• _Given request_:
Type out all the records word for word. Any pictures are to be left out.

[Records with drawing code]

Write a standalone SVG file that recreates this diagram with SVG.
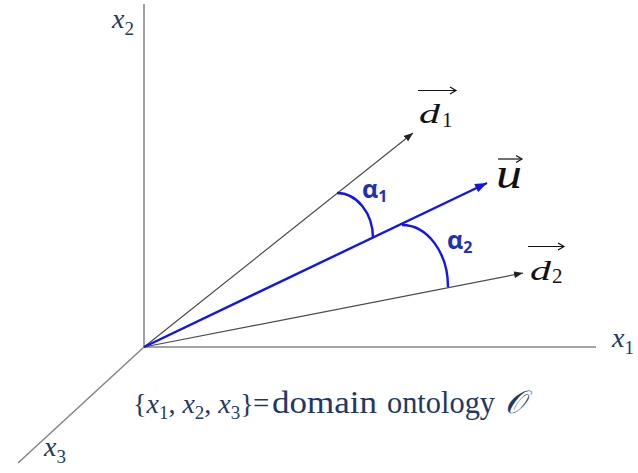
<svg xmlns="http://www.w3.org/2000/svg" width="638" height="473" viewBox="0 0 638 473">
<style>
.axis{stroke:#858585;stroke-width:1.5;fill:none}
.dvec{stroke:#4a4a4a;stroke-width:1.2;fill:none}
.uvec{stroke:#1414f0;stroke-width:2.4;fill:none}
.arc{stroke:#1414f0;stroke-width:2.4;fill:none}
.lab{font-family:"Liberation Serif","DejaVu Serif",serif;fill:#1f3864;font-size:28px}
.it{font-style:italic}
.vlab{font-family:"Liberation Serif","DejaVu Serif",serif;fill:#111;font-style:italic}
.vsub{font-family:"Liberation Serif","DejaVu Serif",serif;fill:#111;font-size:21px}
.ov{stroke:#111;stroke-width:1.2;fill:none}
.alab{font-family:"Open Sans","Liberation Sans",sans-serif;font-weight:bold;fill:#2030b8;font-size:25px}
</style>
<defs>
<marker id="ah" markerWidth="9" markerHeight="7" refX="9" refY="3.5" orient="auto" markerUnits="userSpaceOnUse"><path d="M0,0 L9,3.5 L0,7 z" fill="#222"/></marker>
<marker id="ahb" markerWidth="12" markerHeight="9" refX="12" refY="4.5" orient="auto" markerUnits="userSpaceOnUse"><path d="M0,0 L12,4.5 L0,9 z" fill="#1414f0"/></marker>
</defs>
<g id="connectors">
<line class="axis" x1="144" y1="347" x2="144" y2="4"/>
<line class="axis" x1="144" y1="347" x2="596" y2="347"/>
<line class="axis" x1="144" y1="347" x2="18" y2="463"/>
<line class="dvec" x1="144" y1="347" x2="413" y2="133" marker-end="url(#ah)"/>
<line class="dvec" x1="144" y1="347" x2="523" y2="273" marker-end="url(#ah)"/>
<line class="uvec" x1="144" y1="347" x2="487" y2="183" marker-end="url(#ahb)"/>
<path class="arc" d="M337,193 A36,45 0 0 1 373,238"/>
<path class="arc" d="M402,225 A46,62 0 0 1 448,287"/>
</g>
<g id="x2-label"><text class="lab" x="112" y="28"><tspan class="it">x</tspan><tspan dy="7" font-size="19">2</tspan></text></g>
<g id="x1-label"><text class="lab" x="612" y="347"><tspan class="it">x</tspan><tspan dy="7" font-size="19">1</tspan></text></g>
<g id="x3-label"><text class="lab" x="44" y="456"><tspan class="it">x</tspan><tspan dy="7" font-size="19">3</tspan></text></g>
<g id="d1-label">
<text class="vlab" x="419" y="123" font-size="28" textLength="21" lengthAdjust="spacingAndGlyphs">d</text>
<text class="vsub" x="442" y="127">1</text>
<path class="ov" d="M418,90.5 H455"/><path class="ov" d="M450,87 L456,90.5 L450,94"/>
</g>
<g id="d2-label">
<text class="vlab" x="530" y="280" font-size="28" textLength="21" lengthAdjust="spacingAndGlyphs">d</text>
<text class="vsub" x="552" y="283">2</text>
<path class="ov" d="M528,246.5 H563"/><path class="ov" d="M558,243 L564,246.5 L558,250"/>
</g>
<g id="u-label">
<text class="vlab" x="496" y="188" font-size="44" textLength="26" lengthAdjust="spacingAndGlyphs">u</text>
<path class="ov" d="M498,159 H521"/><path class="ov" d="M516,155.5 L522,159 L516,162.5"/>
</g>
<g id="alpha1"><text class="alab" x="362" y="198">α<tspan dy="4" font-size="16">1</tspan></text></g>
<g id="alpha2"><text class="alab" x="447" y="249">α<tspan dy="4" font-size="16">2</tspan></text></g>
<g id="caption">
<text class="lab" x="133" y="413">{<tspan class="it">x</tspan><tspan dy="6" font-size="19">1</tspan><tspan dy="-6">, </tspan><tspan class="it">x</tspan><tspan dy="6" font-size="19">2</tspan><tspan dy="-6">, </tspan><tspan class="it">x</tspan><tspan dy="6" font-size="19">3</tspan><tspan dy="-6">}</tspan></text>
<text class="lab" x="253" y="413" style="font-size:29px">=</text>
<text class="lab" x="272" y="413" style="font-size:32px" textLength="105" lengthAdjust="spacingAndGlyphs">domain</text>
<text class="lab" x="387" y="413" style="font-size:32px" textLength="108" lengthAdjust="spacingAndGlyphs">ontology</text>
<text class="lab it" x="505" y="413" style="font-size:32px">𝒪</text>
</g>
</svg>
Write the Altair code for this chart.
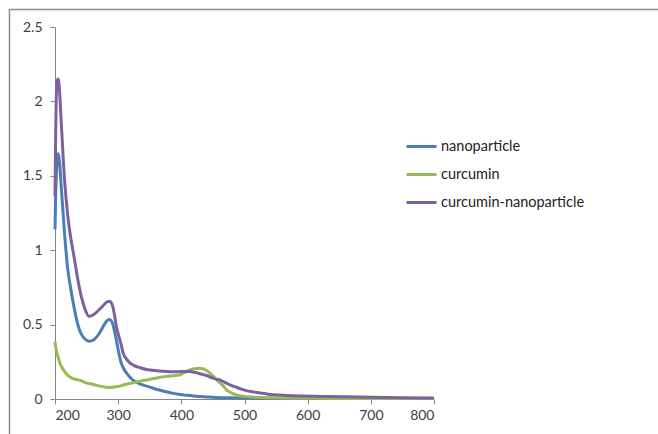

• _Complete response_:
Write a standalone SVG file that recreates this diagram with SVG.
<svg xmlns="http://www.w3.org/2000/svg" width="638" height="473" viewBox="0 0 638 473">
<style>
.axis{stroke:#858585;stroke-width:1.5;fill:none}
.dvec{stroke:#4a4a4a;stroke-width:1.2;fill:none}
.uvec{stroke:#1414f0;stroke-width:2.4;fill:none}
.arc{stroke:#1414f0;stroke-width:2.4;fill:none}
.lab{font-family:"Liberation Serif","DejaVu Serif",serif;fill:#1f3864;font-size:28px}
.it{font-style:italic}
.vlab{font-family:"Liberation Serif","DejaVu Serif",serif;fill:#111;font-style:italic}
.vsub{font-family:"Liberation Serif","DejaVu Serif",serif;fill:#111;font-size:21px}
.ov{stroke:#111;stroke-width:1.2;fill:none}
.alab{font-family:"Open Sans","Liberation Sans",sans-serif;font-weight:bold;fill:#2030b8;font-size:25px}
</style>
<defs>
<marker id="ah" markerWidth="9" markerHeight="7" refX="9" refY="3.5" orient="auto" markerUnits="userSpaceOnUse"><path d="M0,0 L9,3.5 L0,7 z" fill="#222"/></marker>
<marker id="ahb" markerWidth="12" markerHeight="9" refX="12" refY="4.5" orient="auto" markerUnits="userSpaceOnUse"><path d="M0,0 L12,4.5 L0,9 z" fill="#1414f0"/></marker>
</defs>
<g id="connectors">
<line class="axis" x1="144" y1="347" x2="144" y2="4"/>
<line class="axis" x1="144" y1="347" x2="596" y2="347"/>
<line class="axis" x1="144" y1="347" x2="18" y2="463"/>
<line class="dvec" x1="144" y1="347" x2="413" y2="133" marker-end="url(#ah)"/>
<line class="dvec" x1="144" y1="347" x2="523" y2="273" marker-end="url(#ah)"/>
<line class="uvec" x1="144" y1="347" x2="487" y2="183" marker-end="url(#ahb)"/>
<path class="arc" d="M337,193 A36,45 0 0 1 373,238"/>
<path class="arc" d="M402,225 A46,62 0 0 1 448,287"/>
</g>
<g id="x2-label"><text class="lab" x="112" y="28"><tspan class="it">x</tspan><tspan dy="7" font-size="19">2</tspan></text></g>
<g id="x1-label"><text class="lab" x="612" y="347"><tspan class="it">x</tspan><tspan dy="7" font-size="19">1</tspan></text></g>
<g id="x3-label"><text class="lab" x="44" y="456"><tspan class="it">x</tspan><tspan dy="7" font-size="19">3</tspan></text></g>
<g id="d1-label">
<text class="vlab" x="419" y="123" font-size="28" textLength="21" lengthAdjust="spacingAndGlyphs">d</text>
<text class="vsub" x="442" y="127">1</text>
<path class="ov" d="M418,90.5 H455"/><path class="ov" d="M450,87 L456,90.5 L450,94"/>
</g>
<g id="d2-label">
<text class="vlab" x="530" y="280" font-size="28" textLength="21" lengthAdjust="spacingAndGlyphs">d</text>
<text class="vsub" x="552" y="283">2</text>
<path class="ov" d="M528,246.5 H563"/><path class="ov" d="M558,243 L564,246.5 L558,250"/>
</g>
<g id="u-label">
<text class="vlab" x="496" y="188" font-size="44" textLength="26" lengthAdjust="spacingAndGlyphs">u</text>
<path class="ov" d="M498,159 H521"/><path class="ov" d="M516,155.5 L522,159 L516,162.5"/>
</g>
<g id="alpha1"><text class="alab" x="362" y="198">α<tspan dy="4" font-size="16">1</tspan></text></g>
<g id="alpha2"><text class="alab" x="447" y="249">α<tspan dy="4" font-size="16">2</tspan></text></g>
<g id="caption">
<text class="lab" x="133" y="413">{<tspan class="it">x</tspan><tspan dy="6" font-size="19">1</tspan><tspan dy="-6">, </tspan><tspan class="it">x</tspan><tspan dy="6" font-size="19">2</tspan><tspan dy="-6">, </tspan><tspan class="it">x</tspan><tspan dy="6" font-size="19">3</tspan><tspan dy="-6">}</tspan></text>
<text class="lab" x="253" y="413" style="font-size:29px">=</text>
<text class="lab" x="272" y="413" style="font-size:32px" textLength="105" lengthAdjust="spacingAndGlyphs">domain</text>
<text class="lab" x="387" y="413" style="font-size:32px" textLength="108" lengthAdjust="spacingAndGlyphs">ontology</text>
<text class="lab it" x="505" y="413" style="font-size:32px">𝒪</text>
</g>
</svg>
Write the Altair code for this chart.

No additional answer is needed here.